--- Dataset content ---
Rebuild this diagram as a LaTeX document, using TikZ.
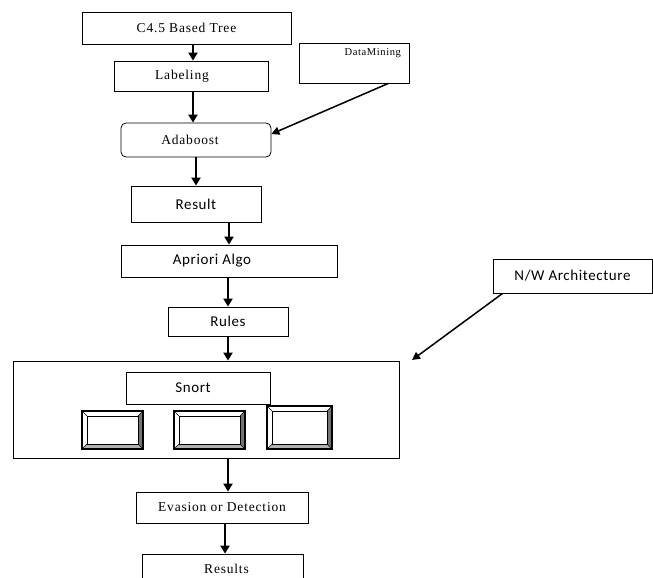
\documentclass[tikz,border=0pt]{standalone}
\usepackage{fontspec}
\setmainfont{Liberation Serif}[LetterSpace=6]
\newfontfamily\calib{Carlito}[LetterSpace=4]
\usetikzlibrary{arrows.meta}
\tikzset{
    every node/.style={draw, line width=0.8pt, inner sep=0pt, font=\fontsize{13.5}{15}\selectfont},
    sans/.style={font=\calib\fontsize{15}{17}\selectfont},
    flow/.style={line width=2.2pt, -{Triangle[length=8pt, width=9pt]}},
    thin flow/.style={line width=1.5pt, -{Triangle[length=8pt, width=8pt]}},
    bevelbox/.style={draw, line width=1.5pt, path picture={
        \fill[black!55] (path picture bounding box.north east)
            -- ([shift={(-5pt,-5pt)}]path picture bounding box.north east)
            -- ([shift={(-5pt,5pt)}]path picture bounding box.south east)
            -- (path picture bounding box.south east) -- cycle;
        \fill[black!30] (path picture bounding box.south west)
            -- ([shift={(5pt,5pt)}]path picture bounding box.south west)
            -- ([shift={(-5pt,5pt)}]path picture bounding box.south east)
            -- (path picture bounding box.south east) -- cycle;
        \draw[line width=0.8pt] ([shift={(5pt,-5pt)}]path picture bounding box.north west)
            rectangle ([shift={(-5pt,5pt)}]path picture bounding box.south east);
        \draw[line width=0.5pt]
            (path picture bounding box.north west) -- ++(5pt,-5pt)
            (path picture bounding box.north east) -- ++(-5pt,-5pt)
            (path picture bounding box.south west) -- ++(5pt,5pt)
            (path picture bounding box.south east) -- ++(-5pt,5pt);
    }}
}

\begin{document}
\begin{tikzpicture}[x=1pt, y=-1pt]
  \clip (0,0) rectangle (653,578);
  \fill[white] (0,0) rectangle (653,578);

  \node (c45) at (186.5,28) [minimum width=209pt, minimum height=32pt] {C4.5 Based Tree};
  \node (lab) at (191,76) [minimum width=154pt, minimum height=30pt] {\hspace*{-18pt}Labeling};
  \node (dm) at (354,63) [minimum width=110pt, minimum height=40pt,
      label={[draw=none, anchor=north east, inner sep=0pt, xshift=-8pt, yshift=-6pt,
      font=\fontsize{10.5}{12}\selectfont]north east:DataMining}] {};
  \node (ada) at (196,140) [minimum width=150pt, minimum height=34pt, rounded corners=5pt] {\hspace*{-12pt}Adaboost};
  \node (res) at (196,204) [sans, minimum width=130pt, minimum height=36pt] {Result};
  \node (apr) at (229,261) [sans, minimum width=216pt, minimum height=32pt] {\hspace*{-34pt}Apriori Algo};
  \node (rul) at (228,321.5) [sans, minimum width=120pt, minimum height=29pt] {Rules};
  \node (nw) at (572.5,276) [sans, minimum width=159pt, minimum height=34pt] {N/W Architecture};

  \node (net) at (206,409.5) [minimum width=386pt, minimum height=97pt] {};
  \node (snort) at (198,388) [sans, minimum width=144pt, minimum height=32pt] {\hspace*{-10pt}Snort};
  \node (b1) at (112.5,430) [bevelbox, minimum width=61pt, minimum height=38pt] {};
  \node (b2) at (209.5,430) [bevelbox, minimum width=71pt, minimum height=38pt] {};
  \node (b3) at (299.5,427.5) [bevelbox, minimum width=65pt, minimum height=43pt] {};

  \node (eva) at (222,507.5) [minimum width=172pt, minimum height=31pt] {Evasion or Detection};
  \node (out) at (222.5,572) [minimum width=161pt, minimum height=36pt] {\hspace*{8pt}\raisebox{6pt}{Results}};

  \coordinate (nwtip) at (412,360);

  \draw[flow] ([xshift=2pt]lab.north |- c45.south) -- ([xshift=2pt]lab.north);
  \draw[flow] ([xshift=2pt]lab.south) -- ([xshift=2pt]lab.south |- ada.north);
  \draw[flow] (ada.south) -- (ada.south |- res.north);
  \draw[flow] (apr.north |- res.south) -- (apr.north);
  \draw[flow] (apr.south -| rul) -- (rul.north);
  \draw[flow] (rul.south) -- (rul.south |- net.north);
  \draw[flow] (rul.south |- net.south) -- (rul.south |- eva.north);
  \draw[flow] ([xshift=3pt]eva.south) -- ([xshift=3pt]eva.south |- out.north);

  \draw[thin flow] ([xshift=-21pt]dm.south east) -- ([yshift=6pt]ada.east);
  \draw[thin flow] ([xshift=10pt]nw.south west) -- (nwtip);
\end{tikzpicture}
\end{document}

--- What you will do ---
Print out the lines exactly, skipping any picture.

--- In response ---
Rebuild this diagram as a LaTeX document, using TikZ.
\documentclass[tikz,border=0pt]{standalone}
\usepackage{fontspec}
\setmainfont{Liberation Serif}[LetterSpace=6]
\newfontfamily\calib{Carlito}[LetterSpace=4]
\usetikzlibrary{arrows.meta}
\tikzset{
    every node/.style={draw, line width=0.8pt, inner sep=0pt, font=\fontsize{13.5}{15}\selectfont},
    sans/.style={font=\calib\fontsize{15}{17}\selectfont},
    flow/.style={line width=2.2pt, -{Triangle[length=8pt, width=9pt]}},
    thin flow/.style={line width=1.5pt, -{Triangle[length=8pt, width=8pt]}},
    bevelbox/.style={draw, line width=1.5pt, path picture={
        \fill[black!55] (path picture bounding box.north east)
            -- ([shift={(-5pt,-5pt)}]path picture bounding box.north east)
            -- ([shift={(-5pt,5pt)}]path picture bounding box.south east)
            -- (path picture bounding box.south east) -- cycle;
        \fill[black!30] (path picture bounding box.south west)
            -- ([shift={(5pt,5pt)}]path picture bounding box.south west)
            -- ([shift={(-5pt,5pt)}]path picture bounding box.south east)
            -- (path picture bounding box.south east) -- cycle;
        \draw[line width=0.8pt] ([shift={(5pt,-5pt)}]path picture bounding box.north west)
            rectangle ([shift={(-5pt,5pt)}]path picture bounding box.south east);
        \draw[line width=0.5pt]
            (path picture bounding box.north west) -- ++(5pt,-5pt)
            (path picture bounding box.north east) -- ++(-5pt,-5pt)
            (path picture bounding box.south west) -- ++(5pt,5pt)
            (path picture bounding box.south east) -- ++(-5pt,5pt);
    }}
}

\begin{document}
\begin{tikzpicture}[x=1pt, y=-1pt]
  \clip (0,0) rectangle (653,578);
  \fill[white] (0,0) rectangle (653,578);

  \node (c45) at (186.5,28) [minimum width=209pt, minimum height=32pt] {C4.5 Based Tree};
  \node (lab) at (191,76) [minimum width=154pt, minimum height=30pt] {\hspace*{-18pt}Labeling};
  \node (dm) at (354,63) [minimum width=110pt, minimum height=40pt,
      label={[draw=none, anchor=north east, inner sep=0pt, xshift=-8pt, yshift=-6pt,
      font=\fontsize{10.5}{12}\selectfont]north east:DataMining}] {};
  \node (ada) at (196,140) [minimum width=150pt, minimum height=34pt, rounded corners=5pt] {\hspace*{-12pt}Adaboost};
  \node (res) at (196,204) [sans, minimum width=130pt, minimum height=36pt] {Result};
  \node (apr) at (229,261) [sans, minimum width=216pt, minimum height=32pt] {\hspace*{-34pt}Apriori Algo};
  \node (rul) at (228,321.5) [sans, minimum width=120pt, minimum height=29pt] {Rules};
  \node (nw) at (572.5,276) [sans, minimum width=159pt, minimum height=34pt] {N/W Architecture};

  \node (net) at (206,409.5) [minimum width=386pt, minimum height=97pt] {};
  \node (snort) at (198,388) [sans, minimum width=144pt, minimum height=32pt] {\hspace*{-10pt}Snort};
  \node (b1) at (112.5,430) [bevelbox, minimum width=61pt, minimum height=38pt] {};
  \node (b2) at (209.5,430) [bevelbox, minimum width=71pt, minimum height=38pt] {};
  \node (b3) at (299.5,427.5) [bevelbox, minimum width=65pt, minimum height=43pt] {};

  \node (eva) at (222,507.5) [minimum width=172pt, minimum height=31pt] {Evasion or Detection};
  \node (out) at (222.5,572) [minimum width=161pt, minimum height=36pt] {\hspace*{8pt}\raisebox{6pt}{Results}};

  \coordinate (nwtip) at (412,360);

  \draw[flow] ([xshift=2pt]lab.north |- c45.south) -- ([xshift=2pt]lab.north);
  \draw[flow] ([xshift=2pt]lab.south) -- ([xshift=2pt]lab.south |- ada.north);
  \draw[flow] (ada.south) -- (ada.south |- res.north);
  \draw[flow] (apr.north |- res.south) -- (apr.north);
  \draw[flow] (apr.south -| rul) -- (rul.north);
  \draw[flow] (rul.south) -- (rul.south |- net.north);
  \draw[flow] (rul.south |- net.south) -- (rul.south |- eva.north);
  \draw[flow] ([xshift=3pt]eva.south) -- ([xshift=3pt]eva.south |- out.north);

  \draw[thin flow] ([xshift=-21pt]dm.south east) -- ([yshift=6pt]ada.east);
  \draw[thin flow] ([xshift=10pt]nw.south west) -- (nwtip);
\end{tikzpicture}
\end{document}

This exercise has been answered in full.